Es revelador el entusiasmo del público asturiano ante una producción de Tristán e Isolda que en su estreno de hace tan solo tres años fue recibida con frialdad y alentó una interesante pero muy dura polémica. Convencidos aparte, no había tradición wagneriana en un teatro que acaba de cerrar su 63ª temporada operística con una clamorosa ovación a la más formidable historia de amor y muerte jamás contada en música. Se cumple el axioma planetario de que la entrada en Wagner puede tardar, pero una vez dentro es para siempre. De ahí la importancia de la iniciativa innovadora en la gestión cultural, más allá del cómodo seguidismo. Después de estas cuatro funciones de Tristán que hoy se comentan en todos los foros líricos del país, la expectativa está en lo que Oviedo proyecta para 2013, bicentenario del artista. Si Wagner es ya el más representado, con gran diferencia sobre todos los demás, ese aniversario anuncia una celebración unánime en todas las casas de ópera del mundo. Sería penoso que fallasen entonces los apoyos institucionales en las escenas españolas.

La producción de Alfred Kirchner se mantiene fresca y eficaz. Incluso parece aligerada la presencia escénica del relato paralelo, en línea con la progresiva decadencia de las lecturas psicoanalíticas y, probablemente, porque el escaso acontecer visual del poema es completamente irrelevante junto a la intensidad de la música. En términos generales, vimos una representación más depurada en los ejes esenciales.

Musicalmente, la reposición es muy superior al estreno. La primera clave está en el foso, con un maestro español de 32 años, Guillermo García Calvo, que, debutando en su país como director de ópera con el Tristán de Oviedo (que es, por añadidura, su primer Wagner ante cualquier público), salta repentinamente al primer nivel por sabiduría técnica, el riguroso detallismo y, sobre todo, la movilizadora musicalidad de un trabajo que no dudo en calificar como el más importante de cuantos he conocido en España en Tristán. No es de extrañar que casi todos los teatros del país estén desde ahora interesados en entrar en su agenda para las próximas temporadas. Con una orquesta muy profesional, la OSPA, no habituada a Wagner, y menos en el foso, los momentos extraordinarios, incluso conmovedores, han sido muy numerosos, así como admirable el equilibrio de las alternativas de tensión-distensión en un relato sonoro tan subjetivo, por no decir tan secreto en sus claves últimas, que apoya todas las cargas emotivas, por primera vez en la historia, en el poder expresivo del cromatismo, no de la polaridad armónica. Nada digamos de la capacidad persuasiva del maestro, su capacidad inductora del perfecto ajuste con la escena y la voluntad de los intérpretes en darse por entero, con generosidades de grave riesgo.

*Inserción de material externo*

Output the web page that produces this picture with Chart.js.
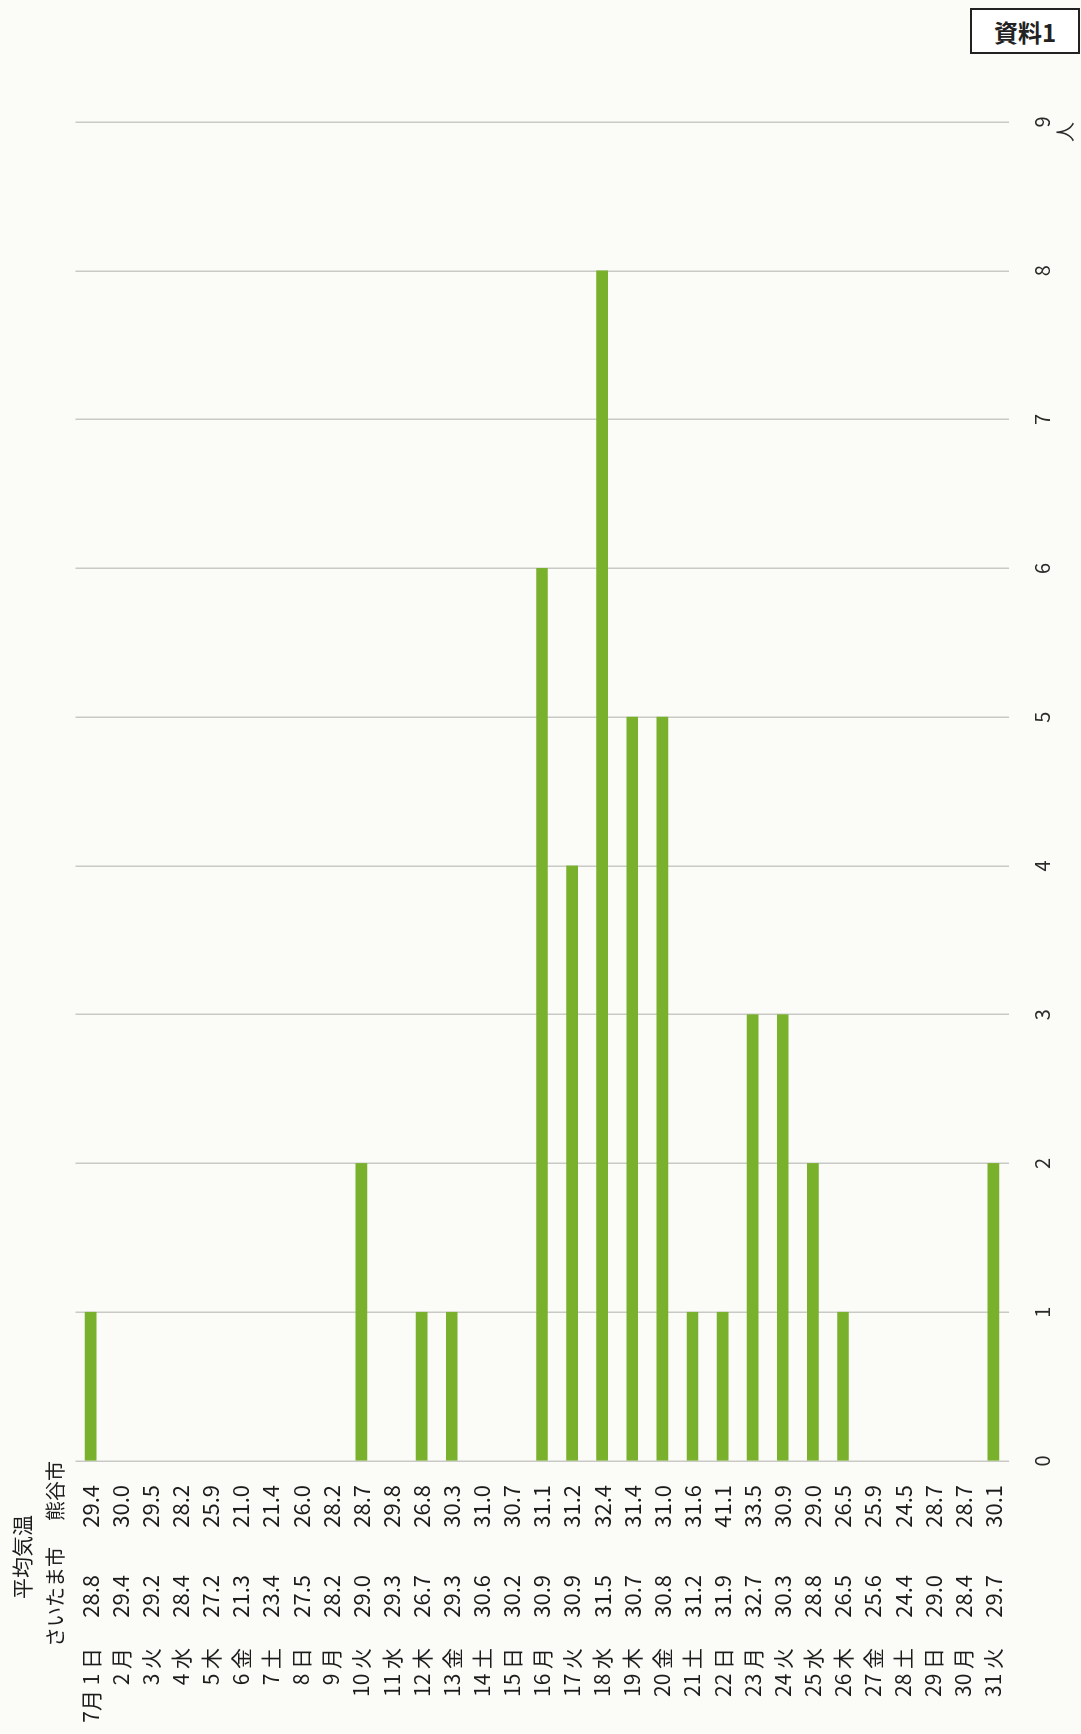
<!DOCTYPE html>
<html><head><meta charset="utf-8">
<script src="https://cdn.jsdelivr.net/npm/chart.js@4/dist/chart.umd.min.js"></script>
<style>
html,body{margin:0;padding:0;background:#fbfbf8;overflow:hidden;width:1081px;height:1734px;}
#rot{position:absolute;left:0;top:1734px;width:1734px;height:1081px;transform-origin:0 0;transform:rotate(-90deg);}
#c{display:block;width:1734px;height:1081px;}
#tag{position:absolute;left:970px;top:8px;width:106px;height:42px;border:2px solid #222;font:bold 24px "Noto Sans CJK JP",sans-serif;display:flex;align-items:center;justify-content:center;color:#222;background:#fff;box-sizing:content-box;}
</style></head><body>
<div id="rot"><canvas id="c" width="1734" height="1081"></canvas></div>
<div id="tag">資料1</div>
<script>
const dayLabels = ['7月 1 日','2 月','3 火','4 水','5 木','6 金','7 土','8 日','9 月','10 火','11 水','12 木','13 金','14 土','15 日','16 月','17 火','18 水','19 木','20 金','21 土','22 日','23 月','24 火','25 水','26 木','27 金','28 土','29 日','30 月','31 火'];
const saitamaTemp = ['28.8','29.4','29.2','28.4','27.2','21.3','23.4','27.5','28.2','29.0','29.3','26.7','29.3','30.6','30.2','30.9','30.9','31.5','30.7','30.8','31.2','31.9','32.7','30.3','28.8','26.5','25.6','24.4','29.0','28.4','29.7'];
const kumagayaTemp = ['29.4','30.0','29.5','28.2','25.9','21.0','21.4','26.0','28.2','28.7','29.8','26.8','30.3','31.0','30.7','31.1','31.2','32.4','31.4','31.0','31.6','41.1','33.5','30.9','29.0','26.5','25.9','24.5','28.7','28.7','30.1'];
const counts = [1,0,0,0,0,0,0,0,0,2,0,1,1,0,0,6,4,8,5,5,1,1,3,3,2,1,0,0,0,0,2];
const valueTicks = [0,1,2,3,4,5,6,7,8,9];
const headerTitle = '平均気温';
const headerSaitama = 'さいたま市';
const headerKumagaya = '熊谷市';
const unitLabel = '人';

const FONT = '"Noto Sans CJK JP", "Noto Sans", sans-serif';
const TXT = '#1c1c1c';

const headerPlugin = {
  id: 'headers',
  afterDraw(chart) {
    const ctx = chart.ctx;
    ctx.save();
    ctx.fillStyle = TXT;
    ctx.textAlign = 'center';
    ctx.textBaseline = 'middle';
    ctx.font = '21px ' + FONT;
    ctx.fillText(headerTitle, 177, 22);
    ctx.font = '20px ' + FONT;
    ctx.fillText(headerSaitama, 137, 55);
    ctx.fillText(headerKumagaya, 243, 55);
    const xs = chart.scales.x;
    ctx.fillStyle = '#2a2a2a';
    ctx.font = '20px ' + FONT;
    ctx.fillText(unitLabel, xs.getPixelForValue(valueTicks[valueTicks.length-1]) - 10, 1065);
    ctx.restore();
  }
};

function fixW(w){ return function(s){ s.width = w; }; }

new Chart(document.getElementById('c'), {
  type: 'bar',
  data: {
    labels: dayLabels,
    datasets: [{
      data: counts,
      backgroundColor: (c) => (c.raw === 0 ? 'rgba(0,0,0,0)' : '#79b02c'),
      borderWidth: 0,
      barThickness: 11,
      yAxisID: 'y'
    }]
  },
  options: {
    indexAxis: 'y',
    responsive: false,
    animation: false,
    devicePixelRatio: 1,
    layout: { padding: { left: 0, top: 75.5, right: 122, bottom: 22.5 } },
    plugins: { legend: { display: false }, tooltip: { enabled: false } },
    scales: {
      x: {
        position: 'bottom',
        min: 0, max: 9,
        afterFit: function(s){ s.height = 50; },
        afterBuildTicks: function(s){ s.ticks = valueTicks.map(v => ({value: v})); },
        ticks: { stepSize: 1, padding: 22, color: '#2a2a2a', font: { family: FONT, size: 20 } },
        grid: { color: 'rgba(0,0,0,0.2)', lineWidth: 1.5, drawTicks: false },
        border: { display: false }
      },
      y: {
        type: 'category', position: 'left', weight: 1, offset: true,
        labels: kumagayaTemp,
        afterFit: fixW(90),
        ticks: { autoSkip: false, crossAlign: 'center', padding: 24, color: TXT, font: { family: FONT, size: 22 } },
        grid: { display: false, drawTicks: false, offset: true },
        border: { display: false }
      },
      y2: {
        type: 'category', position: 'left', weight: 2, offset: true,
        labels: saitamaTemp,
        afterFit: fixW(91),
        ticks: { autoSkip: false, crossAlign: 'center', padding: 24, color: TXT, font: { family: FONT, size: 22 } },
        grid: { display: false, drawTicks: false },
        border: { display: false }
      },
      y3: {
        type: 'category', position: 'left', weight: 3, offset: true,
        labels: dayLabels,
        afterFit: fixW(92),
        ticks: { autoSkip: false, crossAlign: 'near', padding: 6, color: TXT, font: { family: FONT, size: 21 } },
        grid: { display: false, drawTicks: false },
        border: { display: false }
      }
    }
  },
  plugins: [headerPlugin]
});
</script>
</body></html>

Elisabete Matos, la gran soprano portuguesa, parece estar fijando en las heroínas de Wagner el puerto de llegada de su plural carrera, lo que es una suerte para el wagnerismo. A lo largo de la vida hemos oído muchas famosas Isoldas más débiles, más planas o más vencidas por un rol que apenas tiene pausa en cuatro horas de música y lo exige sensibilidad, poder, magnetismo, significación de cada sonido. La voz está en el suntuoso punto de madurez que sabe expresarlo todo y llegar entera a la inefable Liebestod. Robert Dean Smith, siempre muy lírico para el protagonista, economiza en el fabuloso segundo acto -en Oviedo como en Bayreuth- para dar su mejor medida en el tercero, tormento y pesadilla de los tenores wagnerianos por sus exigencias sobrehumanas. Lo consigue sin necesidad de imponer apianamientos a la batuta ni cesuras respiratorias. Es un artista honesto y canta muy bien. De primer nivel absoluto la mezzo Petra Lang, sonoro y convincente el barítono Gerd Grochowski, muy emotivo el bajo Felipe Bou -aunque no es la voz del Rey Marke- y magníficos Javier Galán, Juan Antonio Sanabria y Jorge Rodríguez Norton en los segundos papeles. En resumen, un acontecimiento de rango europeo.